Soul Food

Since the Gnome and I took up gardening in a serious way, food has sort of taken over my life. It all starts in January when I sit down with the tall stack of seed catalogs that have been filling my box for the last month or so.

The pictures alone make me drool. The exotic new vegetables, the colorful ones, and especially bean seeds capture my imagination. In truth, beans aren’t my favorite dish, but I’m batty over the seeds. So, beans take up a fair amount of the garden landscape.

After the seeds arrive in February or March, I begin diagramming the garden. How much space to allot to this or that veggie, how to rotate the crops, which plants will be good companions are all questions that come into play during the planning process.

Spring means cleaning up the previous year’s garden, weeding, and watching long-term forecasts to determine when I dare to plant the earliest crops. By late spring, I do an almost daily dance with the weather, trying to outguess its long-range plans. Can I push the planting up a week this year or should I err on the side of caution and wait for that ‘last average frost date’?

At whatever date I settle on, planting begins in earnest, along with mulching and more weeding. Seeds need moisture to germinate, so I find myself in the garden with a hose on dry days. Within days, maybe up to a couple of weeks in some cases, tiny green sprouts begin popping up out of the ground. It’s a magical time and my joy is palpable.

When I’m gardening, I’m following in some mighty big footsteps.
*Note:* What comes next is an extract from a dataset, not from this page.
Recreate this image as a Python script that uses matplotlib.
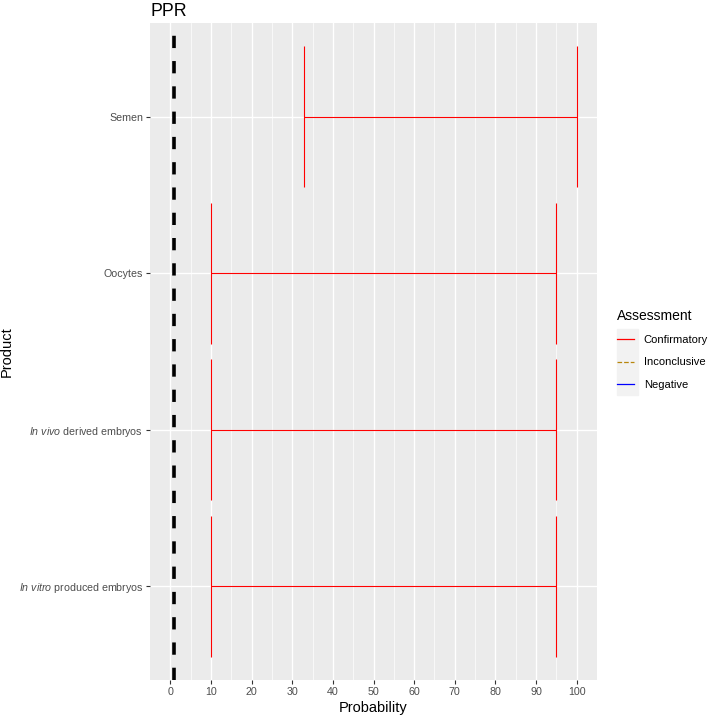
import numpy as np
import matplotlib
matplotlib.use("Agg")
import matplotlib.pyplot as plt
from matplotlib.lines import Line2D
from matplotlib.patches import Rectangle

plt.rcParams['font.family'] = ['Liberation Sans', 'DejaVu Sans']
plt.rcParams['mathtext.fontset'] = 'custom'
plt.rcParams['mathtext.rm'] = 'Liberation Sans'
plt.rcParams['mathtext.it'] = 'Liberation Sans:italic'

# data (bottom to top)
products = [r'$\mathit{In\ vitro}$ produced embryos',
            r'$\mathit{In\ vivo}$ derived embryos',
            'Oocytes',
            'Semen']
prob_low = [10, 10, 10, 33]
prob_high = [95, 95, 95, 100]
assessment = ['Confirmatory', 'Confirmatory', 'Confirmatory', 'Confirmatory']
threshold = 1

colors = {'Confirmatory': 'red', 'Inconclusive': '#B8860B', 'Negative': 'blue'}
styles = {'Confirmatory': '-', 'Inconclusive': '--', 'Negative': '-'}

fig = plt.figure(figsize=(7.09, 7.16), dpi=100)
ax = fig.add_axes([150 / 709, 1 - 680 / 716, 447 / 709, 657 / 716])
ax.set_facecolor('#EBEBEB')
for s in ax.spines.values():
    s.set_visible(False)

ypos = np.arange(1, len(products) + 1)
half = 0.45
for y, lo, hi, a in zip(ypos, prob_low, prob_high, assessment):
    ax.hlines(y, lo, hi, color=colors[a], lw=0.8, zorder=3)
    ax.vlines([lo, hi], y - half, y + half, color=colors[a], lw=0.8, zorder=3)

vl = ax.axvline(threshold, color='black', lw=2.6, zorder=4)
vl.set_dashes((3.4, 3.6))

ax.set_xlim(-5, 105)
ax.set_ylim(0.4, len(products) + 0.6)
ax.set_xticks(np.arange(0, 101, 10))
ax.set_xticks(np.arange(5, 100, 10), minor=True)
ax.set_yticks(ypos)
ax.set_yticklabels(products)
ax.grid(which='major', color='white', lw=1.0, zorder=0)
ax.grid(which='minor', axis='x', color='white', lw=0.5, zorder=0)
ax.set_axisbelow(True)
ax.tick_params(which='major', length=3, width=0.8, color='#333333',
               labelcolor='#4D4D4D', labelsize=7.7, pad=2)
ax.tick_params(which='minor', length=0)

ax.set_xlabel('Probability', fontsize=10.5, labelpad=3)
ax.set_ylabel('Product', fontsize=10.5)
ax.yaxis.set_label_coords(-0.305, 0.5)
ax.set_title('PPR', fontsize=12.8, loc='left', pad=5)

handles = [Line2D([], [], color=colors[k], ls=styles[k], lw=0.9) for k in colors]
leg = fig.legend(handles, list(colors), loc='upper left',
                 bbox_to_anchor=(617 / 709, 1 - 309 / 716), frameon=False,
                 fontsize=8, title='Assessment', title_fontsize=10,
                 handlelength=1.5, handletextpad=0.9, labelspacing=1.1,
                 borderpad=0, borderaxespad=0, alignment='left')
fig.add_artist(Rectangle((617 / 709, 1 - 395 / 716), 21 / 709, 66 / 716,
                         transform=fig.transFigure, color='#F2F2F2', zorder=-1))

fig.savefig('out.png', dpi=100)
Feeding the family from the land was the work of all my grandparents and theirs before them. For them, it was honest work that meant survival. Every moment I’m in the garden feeds me ancestrally.

But harvest time is what truly feeds me, both literally and figuratively. I can’t help but smile when I look at a dinner plate filled with only the bounty of our garden: green salad, asparagus, Swiss chard, squash, rutabaga, corn, kale, eggplant. Whatever the dishes of the day, I’m satiated before I take the first bite.

Harvest time also means preserving, another soul-fulfilling activity. The hours and days I invest in food preservation mean we’ll have tasty, healthy eating from our garden all the way through winter and right on up until the next harvest season rolls around.

Typical grocery list during gardening season

Harvesting food and preserving it make me sing. It doesn’t get much better than that.

8 thoughts on “Soul Food

  1. Pingback: The Tyranny of the Garden – Living on the Diagonal

  2. FYI those beautiful red speckled beans you are holding in your hand look scrumptious to me! I hope you know how much I enjoy reading EVERYTHING you write… and how all those in your family must feel the love and gratitude you show your ancestors …. keep writing and keep growing….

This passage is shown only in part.